The mayor vetoed the ban repeal, but voters rebuked him and allowed pit bulls in the city so long as their owners properly licensed them. 

Hereld said the data from the city's Animal Protection division don't tell the whole story because it doesn't account for the popularity of the dog.

A city spokesperson said most bites come from un-permitted pit bulls and dogs that have not had a breed evaluation. 

"Victims report the breed as 'pit bull,' which is often not accurate," said spokesperson Tammy Vigil. "We regularly have people bring their dog in to get a breed evaluation and learn their dog is not a pit bull."

Since 2018, Animal Protection reports 348 bites by pit bulls — about 12.5% of the total number of bites reported. Labrador retrievers accounted for 259 bites, and there were 244 bites by German shepherds, the data show.
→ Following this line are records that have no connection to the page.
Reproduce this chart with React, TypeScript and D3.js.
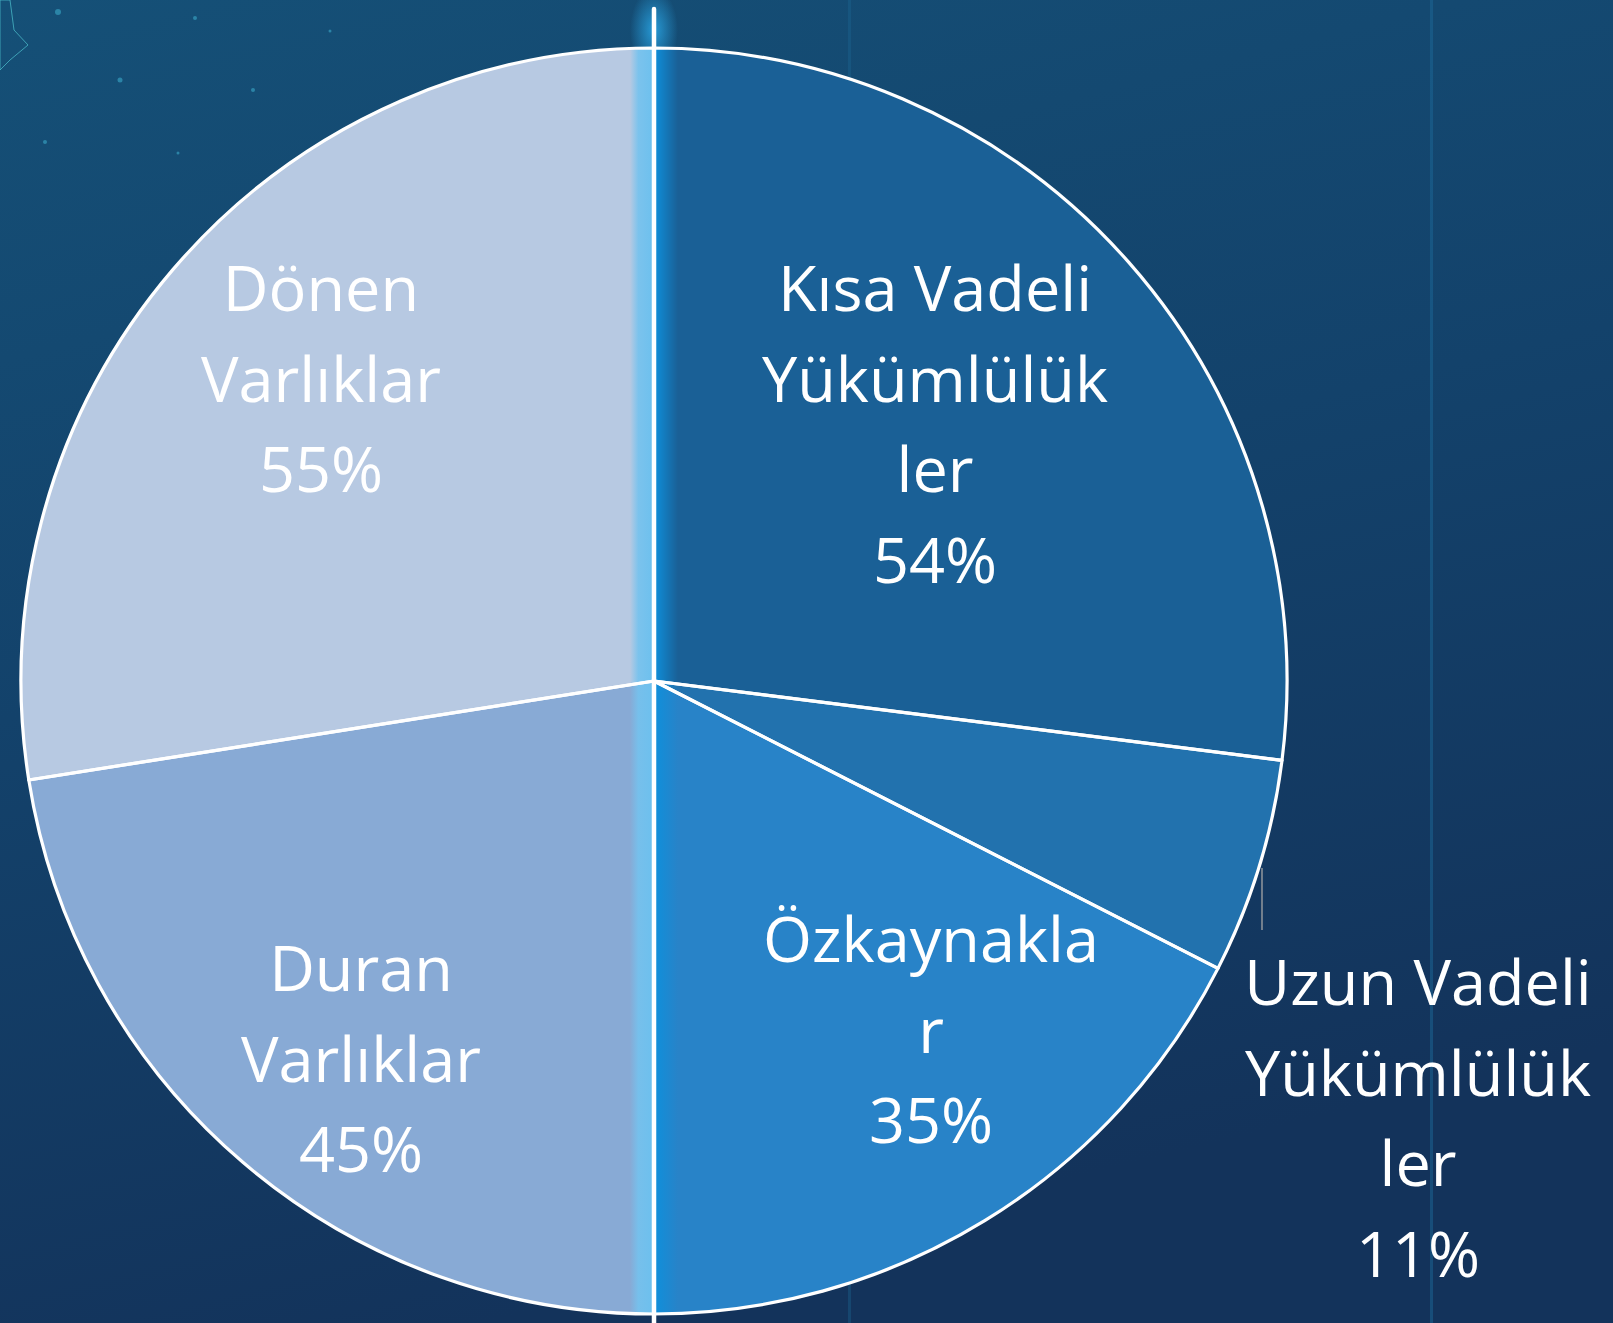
import React from "react";
import * as d3 from "d3";

const W = 1613;
const H = 1323;

// Left half: assets
const assetCategories = ["Dönen Varlıklar", "Duran Varlıklar"];
const assetValues = [55, 45];
const assetColors = ["#b7c9e2", "#88aad5"];
const assetLabelLines = [["Dönen", "Varlıklar", "55%"], ["Duran", "Varlıklar", "45%"]];

// Right half: liabilities & equity
const liabCategories = ["Kısa Vadeli Yükümlülükler", "Uzun Vadeli Yükümlülükler", "Özkaynaklar"];
const liabValues = [54, 11, 35];
const liabColors = ["#1a6096", "#2272ae", "#2883c8"];
const liabLabelLines = [
  ["Kısa Vadeli", "Yükümlülük", "ler", "54%"],
  ["Uzun Vadeli", "Yükümlülük", "ler", "11%"],
  ["Özkaynakla", "r", "35%"],
];

const cx = 654;
const cy = 681;
const R = 633;
const LINE_H = 90.5;
const FONT = "'Open Sans', sans-serif";
const FS = 63;

export default function App() {
  const arc = d3.arc<any>().innerRadius(0).outerRadius(R);
  const leftPie = d3
    .pie<number>()
    .sort(null)
    .startAngle(0)
    .endAngle(-Math.PI)(assetValues);
  const rightPie = d3
    .pie<number>()
    .sort(null)
    .startAngle(0)
    .endAngle(Math.PI)(liabValues);

  const leftLabelFirst = [
    [321, 311],
    [361, 991],
  ];
  const rightLabelFirst = [
    [935, 311],
    [1418, 1005],
    [931, 962],
  ];

  const renderLabel = (lines: string[], x: number, y0: number, key: string) => (
    <text
      key={key}
      x={x}
      y={y0}
      textAnchor="middle"
      fill="#ffffff"
      fontFamily={FONT}
      fontSize={FS}
    >
      {lines.map((l, i) => (
        <tspan key={i} x={x} y={y0 + i * LINE_H}>
          {l}
        </tspan>
      ))}
    </text>
  );

  const dots = [
    [58, 12, 3],
    [195, 18, 2],
    [120, 80, 2.5],
    [45, 142, 2],
    [330, 31, 1.5],
    [253, 90, 2],
    [178, 153, 1.5],
  ];

  return (
    <svg
      width={W}
      height={H}
      style={{ position: "absolute", left: 0, top: 0, display: "block" }}
    >
      <defs>
        <linearGradient id="bg" x1="0" y1="0" x2="0.3" y2="1">
          <stop offset="0" stopColor="#155077" />
          <stop offset="0.5" stopColor="#13426b" />
          <stop offset="1" stopColor="#13335b" />
        </linearGradient>
        <linearGradient id="glowL" x1="0" y1="0" x2="1" y2="0">
          <stop offset="0" stopColor="#74c2ee" stopOpacity="0" />
          <stop offset="0.35" stopColor="#74c2ee" stopOpacity="0.9" />
          <stop offset="1" stopColor="#6cc0ee" stopOpacity="1" />
        </linearGradient>
        <linearGradient id="glowR" x1="0" y1="0" x2="1" y2="0">
          <stop offset="0" stopColor="#0e90dc" stopOpacity="1" />
          <stop offset="1" stopColor="#0e90dc" stopOpacity="0" />
        </linearGradient>
        <radialGradient id="topGlow" cx="0.5" cy="0.5" r="0.5">
          <stop offset="0" stopColor="#2aa8e8" stopOpacity="0.85" />
          <stop offset="1" stopColor="#2aa8e8" stopOpacity="0" />
        </radialGradient>
        <clipPath id="circ">
          <circle cx={cx} cy={cy} r={R} />
        </clipPath>
      </defs>

      <rect x={0} y={0} width={W} height={H} fill="url(#bg)" />
      {/* faint background streaks */}
      <rect x={848} y={0} width={3} height={H} fill="#1d6a94" opacity={0.35} />
      <rect x={1430} y={0} width={3} height={H} fill="#1b6798" opacity={0.5} />
      {dots.map(([x, y, r], i) => (
        <circle key={i} cx={x} cy={y} r={r} fill="#3aa8c8" opacity={0.6} />
      ))}
      <path
        d="M0,0 L10,0 L14,30 L28,45 L10,60 L0,70 Z"
        fill="none"
        stroke="#4fc3d0"
        strokeWidth={1}
        opacity={0.7}
      />

      {/* top glow around the divider */}
      <ellipse cx={cx} cy={30} rx={24} ry={42} fill="url(#topGlow)" />

      <g transform={`translate(${cx},${cy})`}>
        {leftPie.map((d, i) => (
          <path key={"l" + i} d={arc(d) as string} fill={assetColors[i]} />
        ))}
        {rightPie.map((d, i) => (
          <path key={"r" + i} d={arc(d) as string} fill={liabColors[i]} />
        ))}
      </g>

      {/* center glow inside circle */}
      <g clipPath="url(#circ)">
        <rect x={cx - 24} y={0} width={24} height={H} fill="url(#glowL)" />
        <rect x={cx} y={0} width={24} height={H} fill="url(#glowR)" />
      </g>

      <g transform={`translate(${cx},${cy})`}>
        {leftPie.concat(rightPie as any).map((d, i) => (
          <path
            key={"s" + i}
            d={arc(d) as string}
            fill="none"
            stroke="#ffffff"
            strokeWidth={3.2}
            strokeLinejoin="round"
          />
        ))}
      </g>

      {/* divider line */}
      <line
        x1={cx}
        y1={9}
        x2={cx}
        y2={H + 5}
        stroke="#ffffff"
        strokeWidth={4.5}
        strokeLinecap="round"
      />

      {/* leader line for small slice */}
      <line x1={1262} y1={868} x2={1262} y2={930} stroke="#a6a6a6" strokeWidth={1.3} />

      {assetLabelLines.map((lines, i) =>
        renderLabel(lines, leftLabelFirst[i][0], leftLabelFirst[i][1], "al" + i)
      )}
      {liabLabelLines.map((lines, i) =>
        renderLabel(lines, rightLabelFirst[i][0], rightLabelFirst[i][1], "rl" + i)
      )}
      <title>{assetCategories.concat(liabCategories).join(", ")}</title>
    </svg>
  );
}
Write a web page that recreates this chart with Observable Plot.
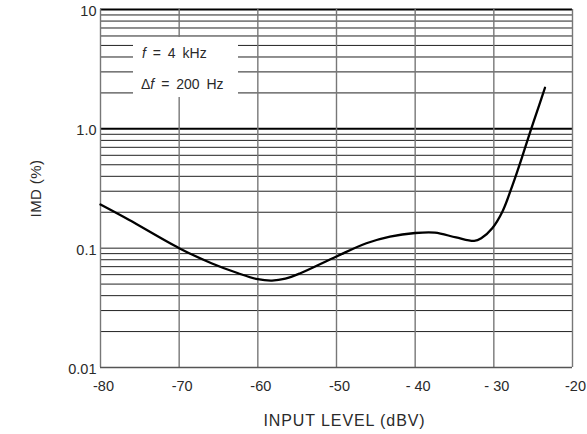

Unknown dogs accounted for 208 bites.

"The statistics about breed are not going to tell you whether a dog is safe, a good dog to have around you, a good dog to have around your family," Hereld said.

"What is useful is learning about your dog, learning about other people's dogs and trying to be a responsible owner," Hereld said.

The city asks pit bull owners to contact Denver Animal Protection to set up a breed-restricted assessment. The process takes about 45 minutes.

If animal protection officers identify the dog as a restricted breed, the owner must get a permit. The assessment costs $25 and the permit is an additional $30.

Owners must renew their permits every year for three years. If there are no violations involving their dogs during that timeframe, owners may request to be removed from the breed-restricted requirements.